All Artists: Nikki Sudden
Title: Truth Doesn't Matter
Members Wishing: 1
Total Copies: 0
Label: Secretly Canadian
Original Release Date: 1/1/2006
Re-Release Date: 10/10/2006
Genres: Alternative Rock, Pop, Rock, Classic Rock
Style:
Number of Discs: 1
SwapaCD Credits: 1
UPCs: 656605015323, 3700368474938, 656605015361, 8033267650031, 8435008827915, 803326765003

Synopsis

Album Description
Nikki Sudden, born Adrian Godfrey in 1956, died in New York on the night of March 26, 2006 after playing a concert at the end of a tour of the USA. As a traveling troubadour and prolific songwriter he continued to record and tour regularly until his untimely end. This is Nikki Sudden's final album. Completed just a week before he left for his final American tour in March of 2006, and this is the best album Nikki has made in over 20 years. Recorded in Berlin in the latter months of 2005, it was made on a steady diet of later period Marc Bolan glam, Rolling Stones' honky blues, Bobby Womack's soiled R&B and '70s disco. The songs reflect the flamboyance and wonderful character of a man who seems to have come from another time, a poet whose passion for the written word and delight in its expression in multiple forms was his life's dedication.

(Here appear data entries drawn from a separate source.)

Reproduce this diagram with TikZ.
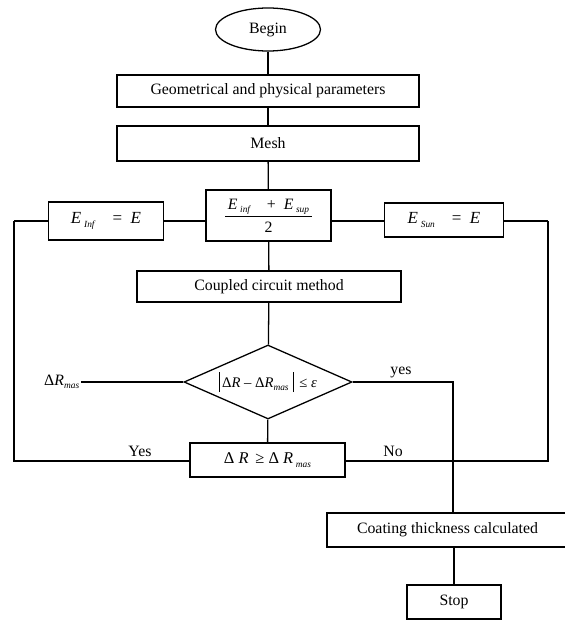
\documentclass[tikz,border=0pt]{standalone}
\usepackage{fontspec}
\setmainfont{Liberation Serif}
\usetikzlibrary{shapes.geometric,calc}

\newcommand{\lowsub}[1]{\raisebox{-0.45ex}{\fontsize{8}{9}\selectfont\textit{#1}}}
\newcommand{\absbar}{\vrule height 2.3ex depth 0.7ex width 0.5pt}

\begin{document}
\begin{tikzpicture}[x=0.03cm, y=-0.03cm, line width=1.1pt,
    every node/.style={font=\fontsize{13.5}{16}\selectfont},
    stepbox/.style={draw, rectangle, inner sep=0pt},
    startnode/.style={draw, ellipse, inner sep=0pt},
    testnode/.style={draw, diamond, inner sep=0pt, aspect=2.27},
    lbl/.style={inner sep=1pt}]
    \useasboundingbox (0,0) rectangle (565,621);

    \node[startnode, minimum width=3.15cm, minimum height=1.29cm] (begin) at (268, 29.5) {Begin};
    \node[stepbox, minimum width=9.06cm, minimum height=0.96cm] (geo) at (268, 91) {Geometrical and physical parameters};
    \node[stepbox, minimum width=9.06cm, minimum height=1.05cm] (mesh) at (268, 143.5) {Mesh};

    \node[stepbox, minimum width=3.75cm, minimum height=1.53cm] (frac) at (268.5, 215.5)
        {$\displaystyle\frac{\mbox{\,\textit{E}\,\lowsub{inf}\quad+\enspace\textit{E}\,\lowsub{sup}\,}}{\mbox{2}}$};
    \node[stepbox, minimum width=3.45cm, minimum height=1.14cm] (einf) at (106, 221)
        {\fontsize{14.5}{16}\selectfont\textit{E}\,\lowsub{Inf}\quad=\enspace\textit{E}};
    \node[stepbox, minimum width=3.57cm, minimum height=1.02cm] (esun) at (444, 220)
        {\fontsize{14.5}{16}\selectfont\textit{E}\,\lowsub{Sun}\quad=\enspace\textit{E}};

    \node[stepbox, minimum width=7.92cm, minimum height=0.93cm] (coupled) at (269, 286.5) {Coupled circuit method};
    \node[testnode, minimum width=5.04cm, minimum height=2.22cm] (crit) at (268, 382)
        {\fontsize{12.5}{14}\selectfont\absbar\,Δ\textit{R} – Δ\textit{R}\lowsub{mas}\;\absbar\, ≤ \textit{ε}};
    \node[stepbox, minimum width=4.65cm, minimum height=1.02cm] (test) at (267.5, 460)
        {\fontsize{14}{16}\selectfont Δ \textit{R}\, ≥ Δ \textit{R}\,\lowsub{mas}};
    \node[stepbox, minimum width=7.23cm, minimum height=1.02cm] (coat) at (447.5, 530) {Coating thickness calculated};
    \node[stepbox, minimum width=2.82cm, minimum height=1.02cm] (stop) at (454, 602) {Stop};

    \coordinate (lt) at (14, 221);
    \coordinate (lb) at (14, 461);
    \coordinate (rt) at (548, 221);
    \coordinate (rb) at (548, 461);
    \coordinate (masend) at (81, 382);
    \coordinate (yesend) at (453, 382);

    % main column
    \draw (begin) -- (geo);
    \draw (geo) -- (mesh);
    \draw (mesh) -- (frac);
    \draw (frac) -- (coupled);
    \draw (coupled) -- (crit);
    \draw (crit) -- (test);

    % bisection row and loops
    \draw (lt) -- (lt -| einf.west);
    \draw (lt -| einf.east) -- (lt -| frac.west);
    \draw (lt -| frac.east) -- (lt -| esun.west);
    \draw (lt -| esun.east) -- (rt);
    \draw (lt) -- (lb) -- (lb -| test.west);
    \draw (rt) -- (rb) -- (rb -| test.east);

    % exits of the test
    \draw (crit.west) -- (masend);
    \draw (crit.east) -- (yesend) -- (yesend |- coat.north);
    \draw (coat.south -| stop) -- (stop);

    \node[lbl, anchor=east] (mas) at (masend) {\fontsize{13.5}{16}\selectfont Δ\textit{R}\lowsub{mas}};
    \node[lbl] (yes) at (401, 372) {yes};
    \node[lbl] (yesleft) at (140, 451) {Yes};
    \node[lbl] (no) at (393, 451) {No};
\end{tikzpicture}
\end{document}
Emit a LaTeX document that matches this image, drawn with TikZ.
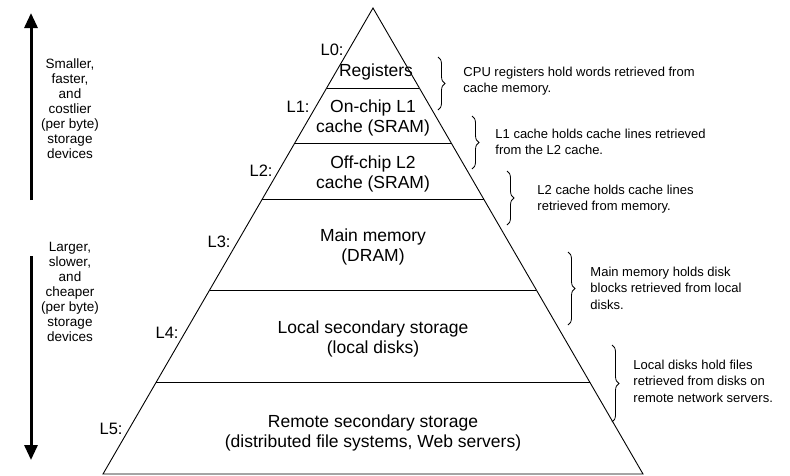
\documentclass[tikz,border=0pt]{standalone}
\usepackage{fontspec}
\setmainfont{Liberation Sans}
\usetikzlibrary{arrows.meta,decorations.pathreplacing}
\tikzstyle{level}=[align=center, inner sep=0pt, font=\fontsize{17.5}{20}\selectfont]
\tikzstyle{tag}=[anchor=east, inner sep=0pt, font=\fontsize{16.5}{20}\selectfont]
\tikzstyle{note}=[anchor=west, align=left, inner sep=0pt, font=\fontsize{13}{16.5}\selectfont]
\tikzstyle{side}=[align=center, inner sep=0pt, font=\fontsize{13.5}{15}\selectfont]
\tikzstyle{brace}=[decorate, decoration={brace, amplitude=7pt}, line width=.8pt]
\tikzstyle{trend}=[line width=3pt, -{Triangle[width=13pt,length=15pt]}]

\begin{document}
\begin{tikzpicture}[x=1pt,y=-1pt,line width=.9pt]
    \useasboundingbox (0,0) rectangle (790,475);

    % Pyramid
    \coordinate (apex) at (373,8);
    \coordinate (bl) at (103,474);
    \coordinate (br) at (643,474);
    \draw (apex) -- (bl) -- (br) -- cycle;
    \foreach \y in {88,143,199,290,382}
        \draw ({373-(\y-8)*0.5794},\y) -- ({373+(\y-8)*0.5794},\y);

    % Levels
    \draw (376,72) node[level] (reg) {Registers};
    \draw (373,118) node[level] (lone) {On-chip L1\\cache (SRAM)};
    \draw (373,174) node[level] (ltwo) {Off-chip L2\\cache (SRAM)};
    \draw (373,247) node[level] (dram) {Main memory\\(DRAM)};
    \draw (373,339) node[level] (disk) {Local secondary storage\\(local disks)};
    \draw (373,433) node[level] (remote) {Remote secondary storage\\(distributed file systems, Web servers)};

    % Level tags
    \draw (344,50) node[tag] (t0) {L0:};
    \draw (310,107) node[tag] (t1) {L1:};
    \draw (273,171) node[tag] (t2) {L2:};
    \draw (231,242) node[tag] (t3) {L3:};
    \draw (179,333) node[tag] (t4) {L4:};
    \draw (123,429) node[tag] (t5) {L5:};

    % Braces
    \coordinate (b0t) at (438,57);  \coordinate (b0b) at (438,110);
    \coordinate (b1t) at (472,116); \coordinate (b1b) at (472,169);
    \coordinate (b2t) at (507,171); \coordinate (b2b) at (507,225);
    \coordinate (b3t) at (568,252); \coordinate (b3b) at (568,325);
    \coordinate (b4t) at (612,345); \coordinate (b4b) at (612,422);
    \draw[brace] (b0t) -- (b0b);
    \draw[brace] (b1t) -- (b1b);
    \draw[brace] (b2t) -- (b2b);
    \draw[brace] (b3t) -- (b3b);
    \draw[brace] (b4t) -- (b4b);

    % Notes
    \draw (463,81) node[note] (n0) {CPU registers hold words retrieved from\\cache memory.};
    \draw (495,142) node[note] (n1) {L1 cache holds cache lines retrieved\\from the L2 cache.};
    \draw (537,199) node[note] (n2) {L2 cache holds cache lines\\retrieved from memory.};
    \draw (590,288) node[note] (n3) {Main memory holds disk\\blocks retrieved from local\\disks.};
    \draw (633,381) node[note] (n4) {Local disks hold files\\retrieved from disks on\\remote network servers.};

    % Trends
    \coordinate (upfrom) at (31,200);
    \coordinate (upto) at (31,13);
    \coordinate (downfrom) at (31,256);
    \coordinate (downto) at (31,460);
    \draw[trend] (upfrom) -- (upto);
    \draw[trend] (downfrom) -- (downto);
    \draw (70,109) node[side] (fast) {Smaller,\\faster,\\and\\costlier\\(per byte)\\storage\\devices};
    \draw (70,292) node[side] (slow) {Larger,\\slower,\\and\\cheaper\\(per byte)\\storage\\devices};

\end{tikzpicture}
\end{document}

This album is a celebration of music and friendship, and just seeps with Nikki's love for life.
 

CD Reviews

Nikki's final album may be his best
Michael Toland | Austin, TX USA | 12/17/2007
(5 out of 5 stars)

"On the edge of turning 50, Nikki Sudden gathers strength from the past and looks into the future with what turned out to be his final album. It's a great mixture of his idols - Bob Dylan, T. Rex, the Stones, the Faces - but he's not aping his heroes so much as he's distilling them down to a fine wine and offering it to us to drink. Folk, glam and even some disco add spice to the good ol' rock & roll that's always been Sudden's stock in trade. This is the album to which his entire career had been leading, and it's a thrice-cursed tragedy that it was his last."